Short exercise
From the listing, collect all lines containing the word "page".

[START]

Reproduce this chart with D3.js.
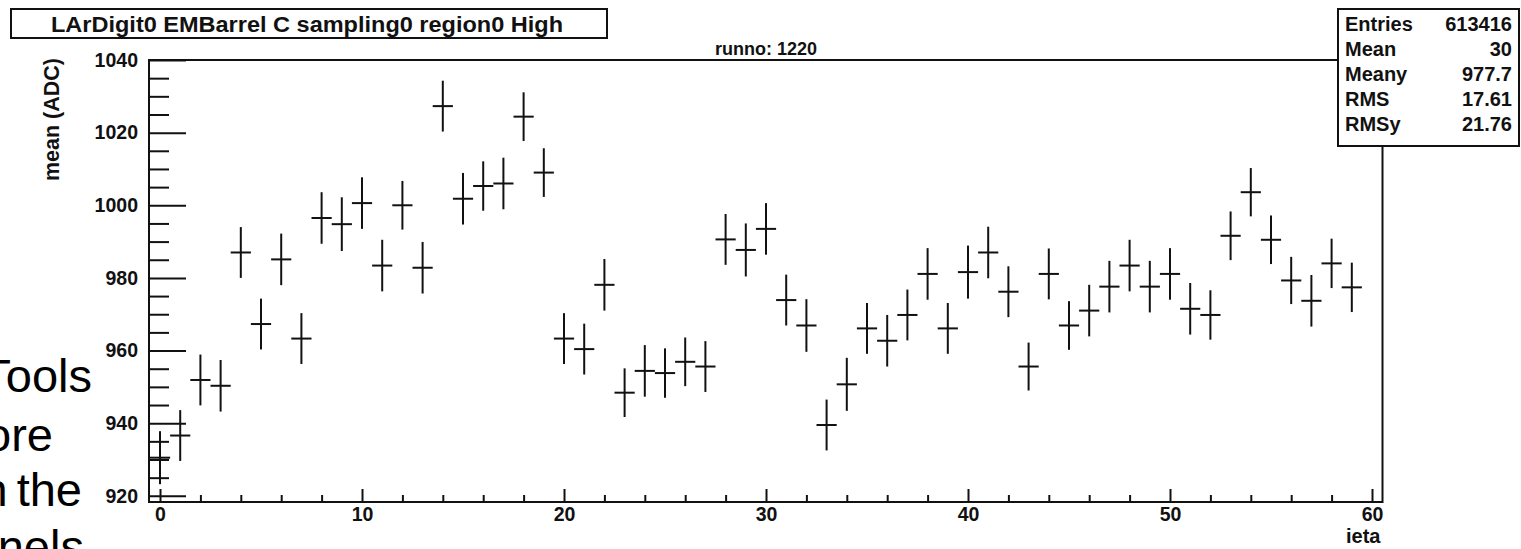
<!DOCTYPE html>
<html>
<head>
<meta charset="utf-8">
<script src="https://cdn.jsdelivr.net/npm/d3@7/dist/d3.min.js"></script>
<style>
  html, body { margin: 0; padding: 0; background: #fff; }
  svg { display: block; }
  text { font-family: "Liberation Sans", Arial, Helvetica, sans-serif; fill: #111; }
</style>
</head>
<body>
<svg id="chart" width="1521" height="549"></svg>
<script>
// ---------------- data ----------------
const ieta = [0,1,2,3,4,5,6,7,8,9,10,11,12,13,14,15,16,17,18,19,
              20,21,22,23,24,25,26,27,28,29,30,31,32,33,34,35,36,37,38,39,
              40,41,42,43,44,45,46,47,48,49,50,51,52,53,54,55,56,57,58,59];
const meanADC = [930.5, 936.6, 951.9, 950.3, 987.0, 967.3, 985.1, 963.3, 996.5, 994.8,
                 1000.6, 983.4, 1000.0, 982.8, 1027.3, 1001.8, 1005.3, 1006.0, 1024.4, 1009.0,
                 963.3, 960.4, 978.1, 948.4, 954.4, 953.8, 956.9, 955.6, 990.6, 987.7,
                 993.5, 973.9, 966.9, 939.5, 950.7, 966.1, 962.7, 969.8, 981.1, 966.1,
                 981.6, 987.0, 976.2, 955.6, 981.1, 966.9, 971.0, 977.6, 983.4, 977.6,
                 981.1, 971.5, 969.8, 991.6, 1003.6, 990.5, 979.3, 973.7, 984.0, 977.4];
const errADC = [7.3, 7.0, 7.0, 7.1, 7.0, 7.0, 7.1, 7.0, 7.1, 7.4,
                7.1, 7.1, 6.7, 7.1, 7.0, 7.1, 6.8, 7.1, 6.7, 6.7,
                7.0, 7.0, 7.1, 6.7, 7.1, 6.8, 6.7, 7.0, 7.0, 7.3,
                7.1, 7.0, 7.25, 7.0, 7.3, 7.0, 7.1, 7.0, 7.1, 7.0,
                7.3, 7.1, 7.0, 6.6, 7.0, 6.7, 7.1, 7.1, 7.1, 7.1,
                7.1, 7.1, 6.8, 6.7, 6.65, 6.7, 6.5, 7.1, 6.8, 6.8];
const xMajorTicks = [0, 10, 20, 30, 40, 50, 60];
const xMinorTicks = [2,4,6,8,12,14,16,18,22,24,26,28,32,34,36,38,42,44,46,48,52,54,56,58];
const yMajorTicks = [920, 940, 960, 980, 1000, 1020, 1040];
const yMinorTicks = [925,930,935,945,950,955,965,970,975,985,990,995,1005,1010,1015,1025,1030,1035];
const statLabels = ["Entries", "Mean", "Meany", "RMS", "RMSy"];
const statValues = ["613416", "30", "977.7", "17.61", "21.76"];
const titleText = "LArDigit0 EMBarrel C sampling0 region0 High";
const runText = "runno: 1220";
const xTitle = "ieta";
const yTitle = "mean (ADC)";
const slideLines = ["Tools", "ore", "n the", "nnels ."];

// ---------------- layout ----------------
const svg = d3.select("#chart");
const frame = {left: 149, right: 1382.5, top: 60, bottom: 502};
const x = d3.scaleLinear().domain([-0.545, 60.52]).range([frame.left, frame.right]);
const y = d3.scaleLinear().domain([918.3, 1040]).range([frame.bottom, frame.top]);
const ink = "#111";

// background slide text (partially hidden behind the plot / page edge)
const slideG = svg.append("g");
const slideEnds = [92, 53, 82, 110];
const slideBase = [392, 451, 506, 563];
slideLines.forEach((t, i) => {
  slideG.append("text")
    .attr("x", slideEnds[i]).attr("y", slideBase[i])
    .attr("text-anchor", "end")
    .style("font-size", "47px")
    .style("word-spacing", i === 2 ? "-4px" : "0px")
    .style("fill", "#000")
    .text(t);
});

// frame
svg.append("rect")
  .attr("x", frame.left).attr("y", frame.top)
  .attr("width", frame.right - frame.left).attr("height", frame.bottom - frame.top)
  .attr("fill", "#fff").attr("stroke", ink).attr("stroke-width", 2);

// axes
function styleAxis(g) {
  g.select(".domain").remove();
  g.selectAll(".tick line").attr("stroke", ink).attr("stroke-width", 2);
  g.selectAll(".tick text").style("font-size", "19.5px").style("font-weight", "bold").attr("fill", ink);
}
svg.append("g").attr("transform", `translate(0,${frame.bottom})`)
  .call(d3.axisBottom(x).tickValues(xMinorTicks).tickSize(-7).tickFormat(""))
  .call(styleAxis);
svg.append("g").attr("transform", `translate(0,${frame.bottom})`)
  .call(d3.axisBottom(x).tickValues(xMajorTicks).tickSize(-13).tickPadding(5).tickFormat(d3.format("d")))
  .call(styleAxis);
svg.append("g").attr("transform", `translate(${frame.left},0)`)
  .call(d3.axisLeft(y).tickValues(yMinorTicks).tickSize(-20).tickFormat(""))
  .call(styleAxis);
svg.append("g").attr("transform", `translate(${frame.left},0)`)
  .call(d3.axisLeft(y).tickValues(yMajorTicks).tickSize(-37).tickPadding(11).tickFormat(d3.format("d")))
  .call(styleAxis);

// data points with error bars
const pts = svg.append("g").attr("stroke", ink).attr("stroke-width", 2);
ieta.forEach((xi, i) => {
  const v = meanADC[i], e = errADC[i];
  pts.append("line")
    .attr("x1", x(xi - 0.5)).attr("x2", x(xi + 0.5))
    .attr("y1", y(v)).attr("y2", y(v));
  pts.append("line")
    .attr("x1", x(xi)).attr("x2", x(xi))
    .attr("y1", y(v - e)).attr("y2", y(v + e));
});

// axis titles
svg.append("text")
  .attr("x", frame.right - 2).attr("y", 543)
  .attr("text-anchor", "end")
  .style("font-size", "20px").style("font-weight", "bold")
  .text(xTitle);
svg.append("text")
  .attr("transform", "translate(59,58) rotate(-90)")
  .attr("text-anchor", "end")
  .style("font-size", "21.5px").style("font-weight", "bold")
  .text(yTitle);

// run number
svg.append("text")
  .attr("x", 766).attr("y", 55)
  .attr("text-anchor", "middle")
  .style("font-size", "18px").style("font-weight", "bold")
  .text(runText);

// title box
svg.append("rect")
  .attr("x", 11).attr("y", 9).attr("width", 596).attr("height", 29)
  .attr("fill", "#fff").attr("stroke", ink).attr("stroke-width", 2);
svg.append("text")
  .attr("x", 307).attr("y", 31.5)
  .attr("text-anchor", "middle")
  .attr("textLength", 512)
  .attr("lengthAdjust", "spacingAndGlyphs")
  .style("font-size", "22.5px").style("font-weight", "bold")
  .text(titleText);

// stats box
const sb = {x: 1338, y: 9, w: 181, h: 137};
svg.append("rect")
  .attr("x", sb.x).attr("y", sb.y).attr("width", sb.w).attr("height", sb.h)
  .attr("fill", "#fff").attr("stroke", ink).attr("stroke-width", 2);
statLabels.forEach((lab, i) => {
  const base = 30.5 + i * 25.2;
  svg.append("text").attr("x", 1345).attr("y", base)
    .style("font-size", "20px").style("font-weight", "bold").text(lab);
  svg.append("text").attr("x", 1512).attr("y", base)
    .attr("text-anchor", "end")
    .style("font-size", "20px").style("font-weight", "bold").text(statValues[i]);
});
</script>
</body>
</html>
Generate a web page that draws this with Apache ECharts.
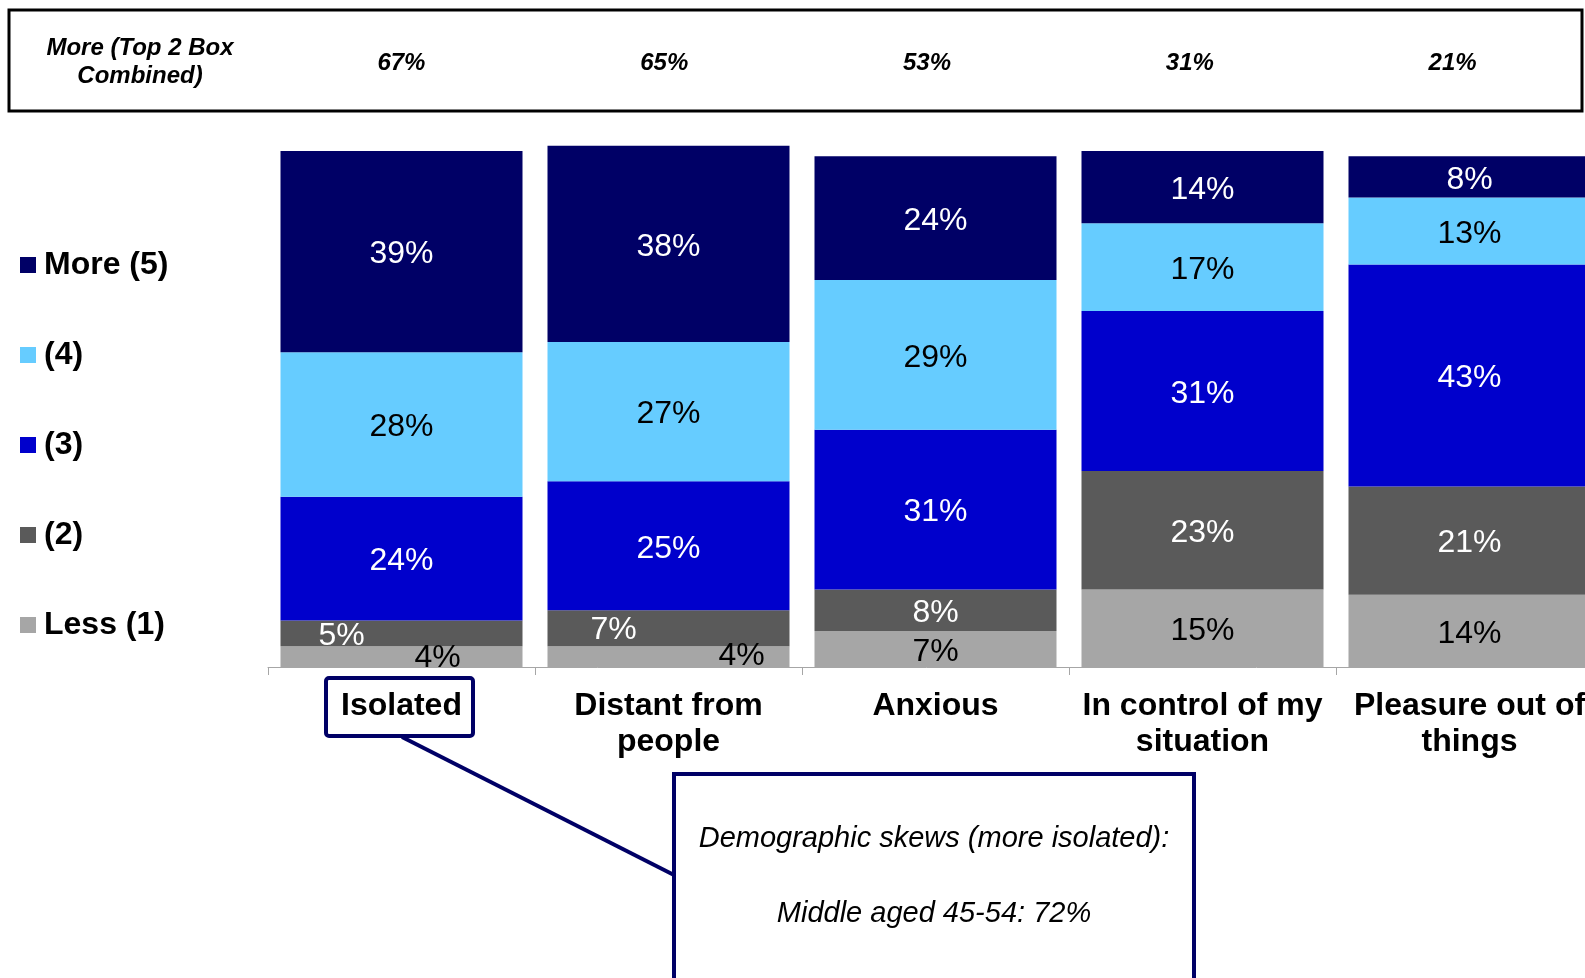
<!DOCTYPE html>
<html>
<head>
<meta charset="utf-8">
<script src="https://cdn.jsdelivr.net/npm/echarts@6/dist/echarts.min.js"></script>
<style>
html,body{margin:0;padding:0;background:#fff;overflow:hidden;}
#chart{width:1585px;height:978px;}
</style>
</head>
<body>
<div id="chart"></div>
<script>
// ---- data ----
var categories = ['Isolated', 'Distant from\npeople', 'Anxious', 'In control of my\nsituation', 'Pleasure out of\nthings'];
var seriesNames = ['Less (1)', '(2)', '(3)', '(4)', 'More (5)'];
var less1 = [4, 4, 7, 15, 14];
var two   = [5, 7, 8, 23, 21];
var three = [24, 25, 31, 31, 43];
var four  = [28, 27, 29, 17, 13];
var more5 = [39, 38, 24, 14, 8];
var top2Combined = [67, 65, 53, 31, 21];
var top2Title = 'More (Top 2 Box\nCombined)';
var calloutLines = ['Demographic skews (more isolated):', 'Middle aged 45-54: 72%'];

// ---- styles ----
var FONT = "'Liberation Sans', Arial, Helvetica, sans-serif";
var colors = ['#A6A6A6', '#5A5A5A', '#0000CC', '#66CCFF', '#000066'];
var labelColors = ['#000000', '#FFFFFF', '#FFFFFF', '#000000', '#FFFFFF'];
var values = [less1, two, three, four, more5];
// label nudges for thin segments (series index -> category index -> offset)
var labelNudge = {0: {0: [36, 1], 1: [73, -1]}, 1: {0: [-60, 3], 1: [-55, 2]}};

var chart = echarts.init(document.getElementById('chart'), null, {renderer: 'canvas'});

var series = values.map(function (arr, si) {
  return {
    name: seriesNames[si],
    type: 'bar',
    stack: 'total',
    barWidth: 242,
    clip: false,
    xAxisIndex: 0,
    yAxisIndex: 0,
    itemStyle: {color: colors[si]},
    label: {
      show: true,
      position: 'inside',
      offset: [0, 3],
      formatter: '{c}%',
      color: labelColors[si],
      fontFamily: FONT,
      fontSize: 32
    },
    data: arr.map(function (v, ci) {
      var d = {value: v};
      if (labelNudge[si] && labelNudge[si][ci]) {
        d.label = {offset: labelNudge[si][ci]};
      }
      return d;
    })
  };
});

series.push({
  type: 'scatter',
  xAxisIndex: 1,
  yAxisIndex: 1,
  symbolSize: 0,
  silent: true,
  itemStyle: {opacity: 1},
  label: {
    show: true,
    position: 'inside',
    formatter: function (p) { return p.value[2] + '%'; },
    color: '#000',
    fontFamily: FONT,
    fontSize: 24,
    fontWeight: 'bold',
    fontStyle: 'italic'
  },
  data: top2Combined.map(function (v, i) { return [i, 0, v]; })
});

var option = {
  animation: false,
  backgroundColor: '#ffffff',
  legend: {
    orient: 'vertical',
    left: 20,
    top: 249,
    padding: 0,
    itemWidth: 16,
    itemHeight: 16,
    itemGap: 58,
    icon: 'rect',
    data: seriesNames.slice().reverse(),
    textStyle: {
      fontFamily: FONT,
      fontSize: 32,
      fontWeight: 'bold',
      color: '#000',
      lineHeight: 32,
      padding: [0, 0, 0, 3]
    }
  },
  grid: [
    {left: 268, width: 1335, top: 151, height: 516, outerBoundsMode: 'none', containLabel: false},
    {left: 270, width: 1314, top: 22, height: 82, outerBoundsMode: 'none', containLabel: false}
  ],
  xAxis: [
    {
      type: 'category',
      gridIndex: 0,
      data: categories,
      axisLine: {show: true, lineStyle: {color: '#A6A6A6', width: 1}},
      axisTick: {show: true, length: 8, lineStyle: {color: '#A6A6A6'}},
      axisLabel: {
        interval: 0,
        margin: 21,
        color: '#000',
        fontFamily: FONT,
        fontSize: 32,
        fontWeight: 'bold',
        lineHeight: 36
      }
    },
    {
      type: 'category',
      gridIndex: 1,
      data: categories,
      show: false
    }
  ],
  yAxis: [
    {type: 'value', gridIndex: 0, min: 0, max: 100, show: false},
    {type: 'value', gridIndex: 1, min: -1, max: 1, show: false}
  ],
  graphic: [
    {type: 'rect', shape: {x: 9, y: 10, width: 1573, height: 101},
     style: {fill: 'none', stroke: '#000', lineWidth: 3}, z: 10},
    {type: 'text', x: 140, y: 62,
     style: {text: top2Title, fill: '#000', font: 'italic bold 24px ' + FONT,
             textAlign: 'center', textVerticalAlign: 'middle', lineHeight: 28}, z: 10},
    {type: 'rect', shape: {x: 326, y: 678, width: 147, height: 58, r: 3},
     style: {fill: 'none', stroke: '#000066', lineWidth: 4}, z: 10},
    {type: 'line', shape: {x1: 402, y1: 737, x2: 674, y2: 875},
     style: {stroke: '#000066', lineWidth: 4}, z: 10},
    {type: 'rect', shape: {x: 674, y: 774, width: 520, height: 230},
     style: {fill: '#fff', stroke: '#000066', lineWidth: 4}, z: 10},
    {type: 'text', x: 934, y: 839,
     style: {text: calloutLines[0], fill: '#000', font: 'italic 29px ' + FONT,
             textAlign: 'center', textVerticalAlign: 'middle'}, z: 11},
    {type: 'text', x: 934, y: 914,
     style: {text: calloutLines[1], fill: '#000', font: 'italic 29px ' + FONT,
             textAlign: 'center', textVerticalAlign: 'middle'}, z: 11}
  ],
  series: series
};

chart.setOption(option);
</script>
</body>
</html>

[END]

Task result
// background slide text (partially hidden behind the plot / page edge)
Generate a web page that draws this with Apache ECharts.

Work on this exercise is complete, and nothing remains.